> _WORK TO DO_: Quote the whole listing exactly. Leave the pictures out of your copy.

> _STORED DATA_:
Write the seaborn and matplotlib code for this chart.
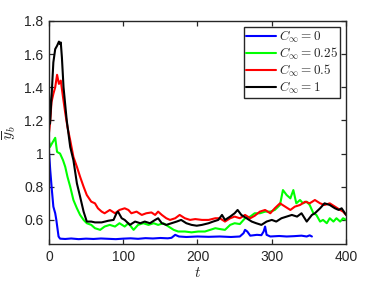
import numpy as np
import pandas as pd
import matplotlib
matplotlib.use("Agg")
import matplotlib.pyplot as plt
import seaborn as sns

# values
t_blue = [0, 1.8, 4, 6, 8.5, 10, 11.5, 13, 15, 22, 30, 40, 50, 60, 70, 80, 90, 100, 110, 120,
          130, 140, 150, 160, 165, 170, 175, 185, 200, 215, 230, 245, 257, 262, 264, 267, 271,
          280, 286, 289, 291, 293, 298, 310, 320, 330, 340, 347, 351, 354]
y_blue = [1.02, 0.90, 0.78, 0.68, 0.64, 0.60, 0.55, 0.50, 0.487, 0.485, 0.488, 0.484, 0.487, 0.485,
          0.488, 0.486, 0.484, 0.487, 0.489, 0.486, 0.490, 0.488, 0.491, 0.489, 0.492, 0.51, 0.50,
          0.497, 0.50, 0.498, 0.50, 0.497, 0.50, 0.52, 0.54, 0.53, 0.505, 0.51, 0.508, 0.53, 0.56,
          0.51, 0.50, 0.503, 0.50, 0.502, 0.505, 0.50, 0.507, 0.50]

t_green = [0, 1.5, 4, 8.5, 11, 15, 19, 22, 25, 28.7, 33, 37.7, 42, 46.7, 51, 57, 62, 69, 75, 82,
           89, 95, 102, 107, 114, 120, 127, 134, 141, 147, 154, 161, 168, 174, 183, 192, 201, 210,
           217, 224, 230, 237, 244, 250, 257, 264, 271, 277, 284, 291, 298, 304, 311, 315, 320,
           325, 329, 333, 338, 342, 347, 351, 356, 360, 365, 369, 374, 378, 383, 387, 392, 396, 400]
y_green = [1.08, 1.04, 1.06, 1.095, 1.01, 1.0, 0.96, 0.92, 0.86, 0.80, 0.72, 0.67, 0.63, 0.60, 0.58,
           0.57, 0.55, 0.54, 0.56, 0.57, 0.56, 0.58, 0.56, 0.58, 0.54, 0.57, 0.58, 0.57, 0.58, 0.57,
           0.58, 0.56, 0.54, 0.53, 0.53, 0.525, 0.53, 0.53, 0.54, 0.55, 0.545, 0.54, 0.57, 0.58,
           0.575, 0.61, 0.62, 0.64, 0.64, 0.65, 0.65, 0.66, 0.69, 0.78, 0.75, 0.73, 0.78, 0.70,
           0.72, 0.70, 0.71, 0.69, 0.64, 0.63, 0.59, 0.60, 0.58, 0.61, 0.59, 0.61, 0.59, 0.61, 0.60]

t_red = [0, 1.5, 3.5, 6, 8.5, 11, 13.5, 16, 19, 22, 25, 28.7, 33, 37.7, 42, 46.7, 51, 57, 62, 66,
         71, 75, 82, 89, 95, 102, 107, 111, 118, 125, 131, 138, 143, 147, 152, 158, 163, 170, 176,
         183, 190, 197, 206, 215, 224, 230, 237, 244, 250, 257, 264, 271, 277, 284, 291, 298, 304,
         311, 318, 325, 331, 338, 345, 351, 358, 365, 371, 378, 385, 392, 396, 400]
y_red = [1.12, 1.18, 1.31, 1.36, 1.40, 1.475, 1.42, 1.44, 1.34, 1.245, 1.16, 1.08, 0.98, 0.92,
         0.86, 0.80, 0.75, 0.71, 0.70, 0.67, 0.65, 0.64, 0.66, 0.64, 0.66, 0.67, 0.66, 0.64, 0.65,
         0.63, 0.64, 0.645, 0.63, 0.65, 0.63, 0.61, 0.60, 0.61, 0.63, 0.61, 0.60, 0.605, 0.60,
         0.60, 0.61, 0.61, 0.59, 0.61, 0.62, 0.61, 0.63, 0.61, 0.625, 0.65, 0.66, 0.64, 0.67,
         0.70, 0.68, 0.66, 0.68, 0.69, 0.71, 0.70, 0.72, 0.70, 0.69, 0.70, 0.68, 0.66, 0.65, 0.63]

t_black = [0, 1.5, 4, 6, 8.5, 11, 13.5, 15, 16, 17.5, 19.7, 24, 28.7, 33, 37.7, 42, 46.7, 51, 57,
           62, 71, 80, 87, 91, 93, 98, 102, 109, 116, 123, 129, 136, 143, 147, 152, 158, 165, 172,
           178, 185, 192, 199, 206, 215, 221, 228, 233, 237, 244, 250, 254, 259, 266, 273, 279,
           286, 293, 300, 306, 313, 320, 327, 334, 340, 347, 354, 358, 365, 371, 378, 385, 390,
           394, 400]
y_black = [1.38, 1.18, 1.38, 1.55, 1.63, 1.65, 1.675, 1.66, 1.67, 1.58, 1.40, 1.20, 1.04, 0.96,
           0.82, 0.74, 0.65, 0.59, 0.59, 0.585, 0.585, 0.595, 0.60, 0.64, 0.65, 0.61, 0.60, 0.57,
           0.59, 0.58, 0.59, 0.58, 0.60, 0.61, 0.58, 0.57, 0.58, 0.59, 0.60, 0.58, 0.57, 0.565,
           0.57, 0.58, 0.59, 0.60, 0.63, 0.60, 0.62, 0.64, 0.66, 0.63, 0.61, 0.59, 0.58, 0.57,
           0.59, 0.60, 0.59, 0.61, 0.62, 0.63, 0.62, 0.64, 0.59, 0.63, 0.64, 0.67, 0.70, 0.69,
           0.67, 0.66, 0.67, 0.63]

series = [
    (t_blue, y_blue, "#0000ff", r"$C_\infty = 0$"),
    (t_green, y_green, "#00ff00", r"$C_\infty = 0.25$"),
    (t_red, y_red, "#ff0000", r"$C_\infty = 0.5$"),
    (t_black, y_black, "#000000", r"$C_\infty = 1$"),
]

sns.set_style("ticks")
plt.rcParams['font.family'] = ['Liberation Sans', 'DejaVu Sans']
plt.rcParams['mathtext.fontset'] = 'cm'

fig = plt.figure(figsize=(3.82, 2.86), dpi=100)
ax = fig.add_axes([0.128, 0.147, 0.778, 0.780])

for tt, yy, col, lab in series:
    sns.lineplot(x=tt, y=yy, ax=ax, color=col, label=lab, linewidth=1.5, sort=False)

ax.set_xlim(0, 400)
ax.set_ylim(0.455, 1.8)
ax.set_xticks([0, 100, 200, 300, 400])
ax.set_yticks([0.6, 0.8, 1.0, 1.2, 1.4, 1.6, 1.8])
ax.set_yticklabels(["0.6", "0.8", "1", "1.2", "1.4", "1.6", "1.8"])
ax.tick_params(direction="in", length=3.5, width=0.9, top=True, right=True,
               labelsize=10, colors="#262626", labelcolor="#262626", pad=4)
for sp in ax.spines.values():
    sp.set_color("#262626")
    sp.set_linewidth(1.0)

ax.set_xlabel(r"$t$", fontsize=11, labelpad=2, color="#262626")
ax.set_ylabel(r"$\overline{y}_b$", fontsize=11, labelpad=4, color="#262626")

leg = ax.legend(loc="upper right", fontsize=9.5, frameon=True, fancybox=False,
                framealpha=1, edgecolor="#262626", borderpad=0.15, labelspacing=0.05,
                handlelength=2.3, handletextpad=0.2, borderaxespad=0.45)
leg.get_frame().set_linewidth(1.0)

fig.savefig("out.png", dpi=100)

> _FULL SOLUTION_:
Write the seaborn and matplotlib code for this chart.
import numpy as np
import pandas as pd
import matplotlib
matplotlib.use("Agg")
import matplotlib.pyplot as plt
import seaborn as sns

# values
t_blue = [0, 1.8, 4, 6, 8.5, 10, 11.5, 13, 15, 22, 30, 40, 50, 60, 70, 80, 90, 100, 110, 120,
          130, 140, 150, 160, 165, 170, 175, 185, 200, 215, 230, 245, 257, 262, 264, 267, 271,
          280, 286, 289, 291, 293, 298, 310, 320, 330, 340, 347, 351, 354]
y_blue = [1.02, 0.90, 0.78, 0.68, 0.64, 0.60, 0.55, 0.50, 0.487, 0.485, 0.488, 0.484, 0.487, 0.485,
          0.488, 0.486, 0.484, 0.487, 0.489, 0.486, 0.490, 0.488, 0.491, 0.489, 0.492, 0.51, 0.50,
          0.497, 0.50, 0.498, 0.50, 0.497, 0.50, 0.52, 0.54, 0.53, 0.505, 0.51, 0.508, 0.53, 0.56,
          0.51, 0.50, 0.503, 0.50, 0.502, 0.505, 0.50, 0.507, 0.50]

t_green = [0, 1.5, 4, 8.5, 11, 15, 19, 22, 25, 28.7, 33, 37.7, 42, 46.7, 51, 57, 62, 69, 75, 82,
           89, 95, 102, 107, 114, 120, 127, 134, 141, 147, 154, 161, 168, 174, 183, 192, 201, 210,
           217, 224, 230, 237, 244, 250, 257, 264, 271, 277, 284, 291, 298, 304, 311, 315, 320,
           325, 329, 333, 338, 342, 347, 351, 356, 360, 365, 369, 374, 378, 383, 387, 392, 396, 400]
y_green = [1.08, 1.04, 1.06, 1.095, 1.01, 1.0, 0.96, 0.92, 0.86, 0.80, 0.72, 0.67, 0.63, 0.60, 0.58,
           0.57, 0.55, 0.54, 0.56, 0.57, 0.56, 0.58, 0.56, 0.58, 0.54, 0.57, 0.58, 0.57, 0.58, 0.57,
           0.58, 0.56, 0.54, 0.53, 0.53, 0.525, 0.53, 0.53, 0.54, 0.55, 0.545, 0.54, 0.57, 0.58,
           0.575, 0.61, 0.62, 0.64, 0.64, 0.65, 0.65, 0.66, 0.69, 0.78, 0.75, 0.73, 0.78, 0.70,
           0.72, 0.70, 0.71, 0.69, 0.64, 0.63, 0.59, 0.60, 0.58, 0.61, 0.59, 0.61, 0.59, 0.61, 0.60]

t_red = [0, 1.5, 3.5, 6, 8.5, 11, 13.5, 16, 19, 22, 25, 28.7, 33, 37.7, 42, 46.7, 51, 57, 62, 66,
         71, 75, 82, 89, 95, 102, 107, 111, 118, 125, 131, 138, 143, 147, 152, 158, 163, 170, 176,
         183, 190, 197, 206, 215, 224, 230, 237, 244, 250, 257, 264, 271, 277, 284, 291, 298, 304,
         311, 318, 325, 331, 338, 345, 351, 358, 365, 371, 378, 385, 392, 396, 400]
y_red = [1.12, 1.18, 1.31, 1.36, 1.40, 1.475, 1.42, 1.44, 1.34, 1.245, 1.16, 1.08, 0.98, 0.92,
         0.86, 0.80, 0.75, 0.71, 0.70, 0.67, 0.65, 0.64, 0.66, 0.64, 0.66, 0.67, 0.66, 0.64, 0.65,
         0.63, 0.64, 0.645, 0.63, 0.65, 0.63, 0.61, 0.60, 0.61, 0.63, 0.61, 0.60, 0.605, 0.60,
         0.60, 0.61, 0.61, 0.59, 0.61, 0.62, 0.61, 0.63, 0.61, 0.625, 0.65, 0.66, 0.64, 0.67,
         0.70, 0.68, 0.66, 0.68, 0.69, 0.71, 0.70, 0.72, 0.70, 0.69, 0.70, 0.68, 0.66, 0.65, 0.63]

t_black = [0, 1.5, 4, 6, 8.5, 11, 13.5, 15, 16, 17.5, 19.7, 24, 28.7, 33, 37.7, 42, 46.7, 51, 57,
           62, 71, 80, 87, 91, 93, 98, 102, 109, 116, 123, 129, 136, 143, 147, 152, 158, 165, 172,
           178, 185, 192, 199, 206, 215, 221, 228, 233, 237, 244, 250, 254, 259, 266, 273, 279,
           286, 293, 300, 306, 313, 320, 327, 334, 340, 347, 354, 358, 365, 371, 378, 385, 390,
           394, 400]
y_black = [1.38, 1.18, 1.38, 1.55, 1.63, 1.65, 1.675, 1.66, 1.67, 1.58, 1.40, 1.20, 1.04, 0.96,
           0.82, 0.74, 0.65, 0.59, 0.59, 0.585, 0.585, 0.595, 0.60, 0.64, 0.65, 0.61, 0.60, 0.57,
           0.59, 0.58, 0.59, 0.58, 0.60, 0.61, 0.58, 0.57, 0.58, 0.59, 0.60, 0.58, 0.57, 0.565,
           0.57, 0.58, 0.59, 0.60, 0.63, 0.60, 0.62, 0.64, 0.66, 0.63, 0.61, 0.59, 0.58, 0.57,
           0.59, 0.60, 0.59, 0.61, 0.62, 0.63, 0.62, 0.64, 0.59, 0.63, 0.64, 0.67, 0.70, 0.69,
           0.67, 0.66, 0.67, 0.63]

series = [
    (t_blue, y_blue, "#0000ff", r"$C_\infty = 0$"),
    (t_green, y_green, "#00ff00", r"$C_\infty = 0.25$"),
    (t_red, y_red, "#ff0000", r"$C_\infty = 0.5$"),
    (t_black, y_black, "#000000", r"$C_\infty = 1$"),
]

sns.set_style("ticks")
plt.rcParams['font.family'] = ['Liberation Sans', 'DejaVu Sans']
plt.rcParams['mathtext.fontset'] = 'cm'

fig = plt.figure(figsize=(3.82, 2.86), dpi=100)
ax = fig.add_axes([0.128, 0.147, 0.778, 0.780])

for tt, yy, col, lab in series:
    sns.lineplot(x=tt, y=yy, ax=ax, color=col, label=lab, linewidth=1.5, sort=False)

ax.set_xlim(0, 400)
ax.set_ylim(0.455, 1.8)
ax.set_xticks([0, 100, 200, 300, 400])
ax.set_yticks([0.6, 0.8, 1.0, 1.2, 1.4, 1.6, 1.8])
ax.set_yticklabels(["0.6", "0.8", "1", "1.2", "1.4", "1.6", "1.8"])
ax.tick_params(direction="in", length=3.5, width=0.9, top=True, right=True,
               labelsize=10, colors="#262626", labelcolor="#262626", pad=4)
for sp in ax.spines.values():
    sp.set_color("#262626")
    sp.set_linewidth(1.0)

ax.set_xlabel(r"$t$", fontsize=11, labelpad=2, color="#262626")
ax.set_ylabel(r"$\overline{y}_b$", fontsize=11, labelpad=4, color="#262626")

leg = ax.legend(loc="upper right", fontsize=9.5, frameon=True, fancybox=False,
                framealpha=1, edgecolor="#262626", borderpad=0.15, labelspacing=0.05,
                handlelength=2.3, handletextpad=0.2, borderaxespad=0.45)
leg.get_frame().set_linewidth(1.0)

fig.savefig("out.png", dpi=100)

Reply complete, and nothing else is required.